MovingOnUpMovingOnOut · 17/11/2017 15:47

These things are often front loaded to help mitigate the risk to the lender. That doesn’t make them extortiant but may make them an unsuitable product.

MovingOnUpMovingOnOut · 17/11/2017 15:48

...for some people.

Allthebestnamesareused · 17/11/2017 16:51

The whole point of equity release is that there are no repayments.

The older person living in the property has the benefit of some cash to spend on whatever they want to spend it on but can live in the property as long as they want or until they die.

Depending on the terms the contract may not fall within an undair contract because the borrower has the benefit of a non-monthly repayment type loan.

If you want to clear the loan to protect "your inheritance" that is up to you but your father could then borrow again anyway!

I

SusannahL · 17/11/2017 17:17

Equity release schemes have had a bad press in the past but things have improved a lot in recent years.

Having said that, they are not for everyone but they can be a very good way of releasing money from a house in say London or the south east where prices have risen so sharply over the past few years.

It is also a very good way to ensure your children don't have a hefty inheritance bill to pay when you die.
At the moment the figure at which it kicks in is fairly high, but it would only take for instance loony Corbyn and his politics of envy to get in and just watch how the figure would drop.

Arborea · 17/11/2017 17:46

It is also a very good way to ensure your children don't have a hefty inheritance bill to pay when you die.
At the moment the figure at which it kicks in is fairly high, but it would only take for instance loony Corbyn and his politics of envy to get in and just watch how the figure would drop

Err, I am no Corbynista, but you do realise that the OP would be better off being taxed 40% on the proceeds from the flat, rather than inheriting nothing because the equity release company has swallowed up most/all the value? (And that's before we get into details like the fact that there's no IHT at all if the state's under £325,000, extra reliefs for married people and houses, let alone considering whether it's fairer to tax unearned wealth rather than income that someone has had to go out and work to earn)

LakieLady · 17/11/2017 17:50

AgeUK may well be able to offer advice on this.

I'm astonished that the debt has risen by so much in such a short term, but a PP's comment about them being frontloaded explains that.

I'd also look into his finances generally.
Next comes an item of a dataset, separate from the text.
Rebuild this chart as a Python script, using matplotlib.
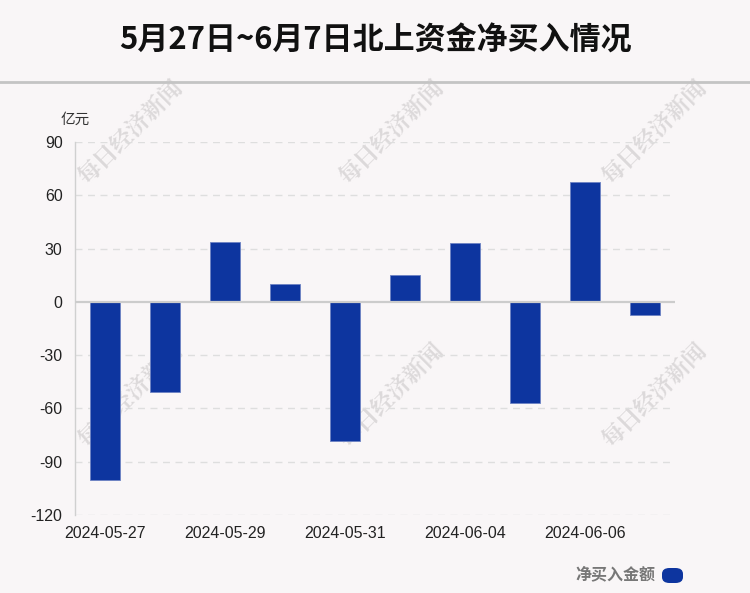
import matplotlib.pyplot as plt
from matplotlib.patches import FancyBboxPatch
from matplotlib.lines import Line2D

plt.rcParams['font.family'] = ['Liberation Sans', 'Noto Sans CJK SC', 'DejaVu Sans']

# 北上资金每日净买入（亿元）
dates = ['2024-05-27', '2024-05-28', '2024-05-29', '2024-05-30', '2024-05-31',
         '2024-06-03', '2024-06-04', '2024-06-05', '2024-06-06', '2024-06-07']
values = [-100.2, -50.7, 33.8, 10.3, -78.3, 15.3, 33.3, -56.9, 67.6, -7.3]
yticks = [90, 60, 30, 0, -30, -60, -90, -120]

bg = '#f9f6f7'
bar_color = '#0d359f'

fig = plt.figure(figsize=(7.5, 5.93), dpi=100, facecolor=bg)
ax = fig.add_axes([0.1, 0.1315, 0.8, 0.629])
ax.set_facecolor(bg)

x = list(range(len(dates)))
ax.bar(x, values, width=0.5, color=bar_color, edgecolor='#6d83c4', linewidth=0.6, zorder=3)

ax.set_xlim(-0.5, len(dates) - 0.5)
ax.set_ylim(-120, 90)
ax.set_yticks(yticks)
ax.set_yticklabels([str(v) for v in yticks])
ax.set_xticks(x[::2])
ax.set_xticklabels(dates[::2])
ax.tick_params(axis='both', length=0, labelsize=11.5, colors='#222222')
ax.tick_params(axis='y', pad=9)
ax.tick_params(axis='x', pad=8)

for s in ['top', 'right', 'bottom']:
    ax.spines[s].set_visible(False)
ax.spines['left'].set_color('#d0d0d0')
ax.spines['left'].set_linewidth(1)

for v in yticks:
    if v != 0:
        ax.axhline(v, color='#dedede', lw=1, ls=(0, (5, 4)), zorder=1)
ax.axhline(0, color='#cccccc', lw=1.6, zorder=4, xmax=1.003)

ax.text(0.0, 1.059, '亿元', transform=ax.transAxes, fontsize=10.5,
        color='#333333', ha='center', va='center', family=['Noto Sans CJK SC'])

# 标题与分隔线
fig.text(0.5, 0.932, '5月27日~6月7日北上资金净买入情况', ha='center', va='center',
         fontsize=22.3, fontweight='bold', color='#111111', family=['Noto Sans CJK SC'])
fig.add_artist(Line2D([0, 1], [1 - 82 / 593, 1 - 82 / 593], color='#c4c4c4', lw=2,
                      transform=fig.transFigure))

# 水印（位于柱子下方）
for wx in [131, 392, 655]:
    for wy in [132, 395]:
        ax.text(wx / 750, 1 - wy / 593, '每日经济新闻', ha='center', va='center',
                rotation=45, fontsize=16.5, fontweight='heavy', color='#dcd9da',
                family=['Noto Serif CJK SC', 'Noto Sans CJK SC'],
                transform=fig.transFigure, zorder=0, clip_on=False)

# 图例
fig.text(655 / 750, 1 - 574 / 593, '净买入金额', ha='right', va='center', fontsize=11.5,
         fontweight='bold', color='#777777', family=['Noto Sans CJK SC'])
fig.patches.append(FancyBboxPatch((662 / 750, 1 - 583 / 593), 21 / 750, 15 / 593,
                                  boxstyle='round,pad=0,rounding_size=0.01',
                                  transform=fig.transFigure, facecolor=bar_color,
                                  edgecolor='none'))

fig.savefig('out.png', dpi=100, facecolor=bg)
If he's got through 30k in six years, he's spending a lot more than his income. Is there anything he could be claiming that he's missing out on, eg pension credit if his income is low or attendance allowance if he's getting frail? And are you sure that he has the capacity to manage his own financial affairs?

Firesuit · 17/11/2017 18:00

If the debt has risen from 30K to 50K in six years, that's nearly 9% a year interest. If OP can take over the other side of the arrangement, at least he will be paying an extortionate rate of interest to someone he'd presumably be happier to seen benefiting from it.